Musician Michael Kilby
Musician Michael Kilby, 20, is also a heavy-duty mechanic and is slightly self-conscious about the grease under his nails as he lifts his dobro out of his case during a photo shoot. The two professions are a bit at odds with one another, but they are equal passions of the Squamish native, and he intends to pursue them simultaneously.
For the past few years, Kilby has been a fixture around town playing countless instruments as a sideman with artists such as Cam Salay, Paul Coulter-Brown, DarkStar, the Douglas Kerr Band, as well as the renowned bluegrass band North Country and its country offshoot featuring ditties by legends like Merle Haggard.
He has a calm and unassuming demeanor that works well for him, given his chosen position of “side guy.” He’s proficient on guitar, fiddle, mandolin, banjo, lap steel and pedal steel, and of course, the resonator guitar — or dobro. There are still more instruments he could play given the opportunity; those are just the ones he owns and noodles around on regularly. He can also sing but tends to not like the attention.

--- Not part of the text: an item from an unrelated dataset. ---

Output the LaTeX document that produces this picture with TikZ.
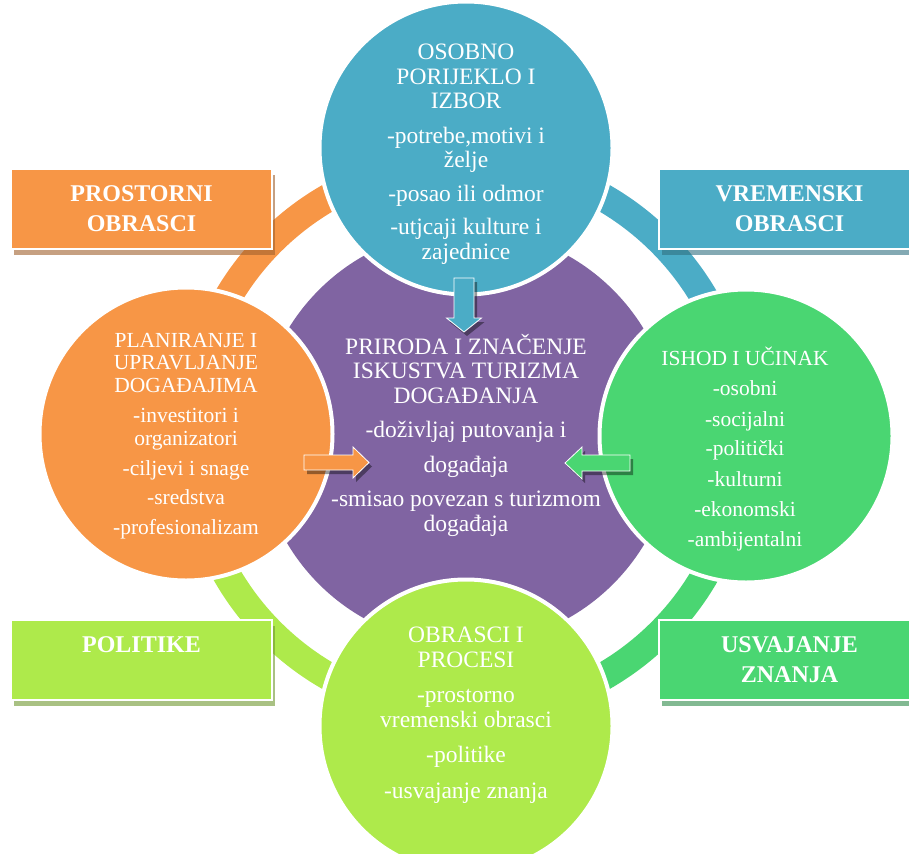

In short, Kilby is something of a musical genius.
He enjoys a quiet life and says he’s happiest at home in Squamish Valley on his porch plucking quirky lines on his guitar. He attends school a couple weeks at a time while he works toward his trades certificate. Between stints in the classroom, he can be found getting dirty working on machines and logging hours. It’s an ideal set-up, he says; when he needs to go off to a gig, he simply books the time off work.
“I am learning the trade as a backup plan, sure, but I’m getting more picky about what kind of music jobs I take,” he said, adding he feels it’s important to be self-sufficient. “I have a lot of professional musician friends here, in the south, on the east coast, on the island… and I’ve seen a lot of them go far and do really well for themselves — but they are asking to borrow $20 for lunch.
“Nobody said it’s going to work out. Mechanics and trades have always been a passion of mine, long before I ever played music [he picked up the fiddle first at age 9, so it’s a no-brainer. If a gig or opportunity comes around where I want to go out, and it doesn’t work, I can always come back to something,” he said.
As for the future, it’s likely that Kilby will continue to dabble at just about anything and everything that tickles his fancy.
“There’s a whole bunch of different options I could take – I would love to play in a blues band, along the line of The Allman Brothers Band. I prefer something that affords me the opportunity to play a wide variety of things. I’m more into blues with a little more soul.
“I can see myself down the road as being a floater, more of a side guy. I can play most things, and I like that.”
Nashville seems to call Kilby the strongest. He’s studied with some of the best in the business and finds inspiration in the wide variety of players he stumbles upon virtually everywhere he goes down there.
“It’s is probably where I’ll end up going when it comes down to it. It’s not hard to go down there, but it’s hard to make it work. I’ve been to Nashville about five times now, just hung around, gone to shows and met guys. You walk into a bar and put a dollar into their tip jar and they just blow your mind.”